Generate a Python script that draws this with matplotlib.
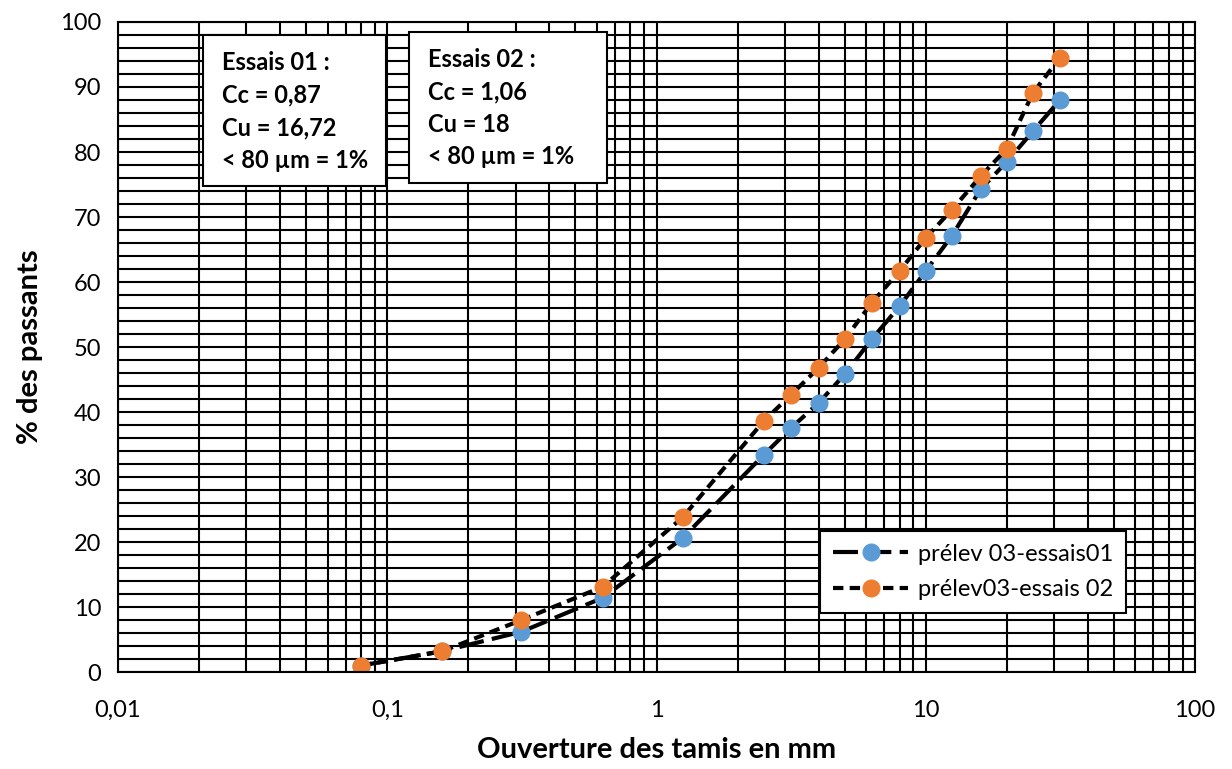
import matplotlib.pyplot as plt
from matplotlib.patches import Rectangle
from matplotlib.ticker import FixedLocator, LogLocator, MultipleLocator, FuncFormatter

plt.rcParams['font.family'] = ['Lato', 'DejaVu Sans']

# Sieve openings (mm) and passing percentages
tamis = [0.08, 0.16, 0.315, 0.63, 1.25, 2.5, 3.15, 4, 5, 6.3, 8, 10, 12.5, 16, 20, 25, 31.5]
essais01 = [1.0, 3.2, 6.2, 11.4, 20.6, 33.4, 37.5, 41.4, 45.8, 51.2, 56.3, 61.7, 67.1, 74.3, 78.5, 83.2, 88.0]
essais02 = [1.0, 3.2, 8.0, 13.1, 23.8, 38.6, 42.6, 46.8, 51.2, 56.8, 61.7, 66.8, 71.1, 76.3, 80.5, 89.1, 94.5]

nom01 = 'prélev 03-essais01'
nom02 = 'prélev03-essais 02'
texte01 = 'Essais 01 :\nCc = 0,87\nCu = 16,72\n< 80 µm = 1%'
texte02 = 'Essais 02 :\nCc = 1,06\nCu = 18\n< 80 µm = 1%'

fig = plt.figure(figsize=(12.32, 7.69), dpi=100)
ax = fig.add_axes([0.0958, 0.1261, 0.8742, 0.8453])

ax.set_xscale('log')
ax.set_xlim(0.01, 100)
ax.set_ylim(0, 100)

# grid: log minor verticals, horizontals every 2
ax.xaxis.set_major_locator(FixedLocator([0.01, 0.1, 1, 10, 100]))
ax.xaxis.set_minor_locator(LogLocator(base=10, subs=range(2, 10)))
ax.yaxis.set_major_locator(MultipleLocator(10))
ax.yaxis.set_minor_locator(MultipleLocator(2))
ax.xaxis.set_major_formatter(FuncFormatter(lambda v, p: ('%g' % v).replace('.', ',')))
ax.xaxis.set_minor_formatter(FuncFormatter(lambda v, p: ''))
ax.grid(which='both', color='black', linewidth=1.5)
ax.set_axisbelow(True)
ax.tick_params(which='both', length=0, labelsize=17)
ax.tick_params(axis='y', pad=12)
ax.tick_params(axis='x', pad=20)
for s in ax.spines.values():
    s.set_color('black')
    s.set_linewidth(1.5)

ax.plot(tamis, essais01, color='black', linewidth=3, dashes=(6, 2),
        marker='o', markersize=12, markerfacecolor='#5B9BD5', markeredgecolor='#5B9BD5',
        label=nom01)
ax.plot(tamis, essais02, color='black', linewidth=3, dashes=(2.5, 1.5),
        marker='o', markersize=12, markerfacecolor='#ED7D31', markeredgecolor='#ED7D31',
        label=nom02)

ax.set_xlabel('Ouverture des tamis en mm', fontsize=21, fontweight='bold', labelpad=12)
ax.set_ylabel('% des passants', fontsize=21, fontweight='bold', labelpad=12)

# annotation boxes (axes fractions)
for (x0, y0, w, h, tx, ty, txt) in [
        (0.079, 0.748, 0.170, 0.232, 0.097, 0.955, texte01),
        (0.270, 0.752, 0.184, 0.233, 0.288, 0.960, texte02)]:
    ax.add_patch(Rectangle((x0, y0), w, h, transform=ax.transAxes, facecolor='white',
                           edgecolor='black', linewidth=1.5, zorder=5))
    ax.text(tx, ty, txt, transform=ax.transAxes, fontsize=17, fontweight='bold',
            va='top', ha='left', linespacing=1.5, zorder=6)

leg = ax.legend(loc='lower right', bbox_to_anchor=(0.947, 0.073), fontsize=17,
                frameon=True, fancybox=False, handlelength=3.2, borderpad=0.55,
                labelspacing=0.6, handletextpad=0.4)
leg.get_frame().set_edgecolor('black')
leg.get_frame().set_linewidth(1.5)
leg.get_frame().set_alpha(1)

fig.savefig('out.png', dpi=100)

-----

* [What is asked] Restate each line from the start of the listing through the line bearing "ax.set_ylim(0, 100)" word for word. Drop the pictures.

* [Answer below]
Generate a Python script that draws this with matplotlib.
import matplotlib.pyplot as plt
from matplotlib.patches import Rectangle
from matplotlib.ticker import FixedLocator, LogLocator, MultipleLocator, FuncFormatter

plt.rcParams['font.family'] = ['Lato', 'DejaVu Sans']

# Sieve openings (mm) and passing percentages
tamis = [0.08, 0.16, 0.315, 0.63, 1.25, 2.5, 3.15, 4, 5, 6.3, 8, 10, 12.5, 16, 20, 25, 31.5]
essais01 = [1.0, 3.2, 6.2, 11.4, 20.6, 33.4, 37.5, 41.4, 45.8, 51.2, 56.3, 61.7, 67.1, 74.3, 78.5, 83.2, 88.0]
essais02 = [1.0, 3.2, 8.0, 13.1, 23.8, 38.6, 42.6, 46.8, 51.2, 56.8, 61.7, 66.8, 71.1, 76.3, 80.5, 89.1, 94.5]

nom01 = 'prélev 03-essais01'
nom02 = 'prélev03-essais 02'
texte01 = 'Essais 01 :\nCc = 0,87\nCu = 16,72\n< 80 µm = 1%'
texte02 = 'Essais 02 :\nCc = 1,06\nCu = 18\n< 80 µm = 1%'

fig = plt.figure(figsize=(12.32, 7.69), dpi=100)
ax = fig.add_axes([0.0958, 0.1261, 0.8742, 0.8453])

ax.set_xscale('log')
ax.set_xlim(0.01, 100)
ax.set_ylim(0, 100)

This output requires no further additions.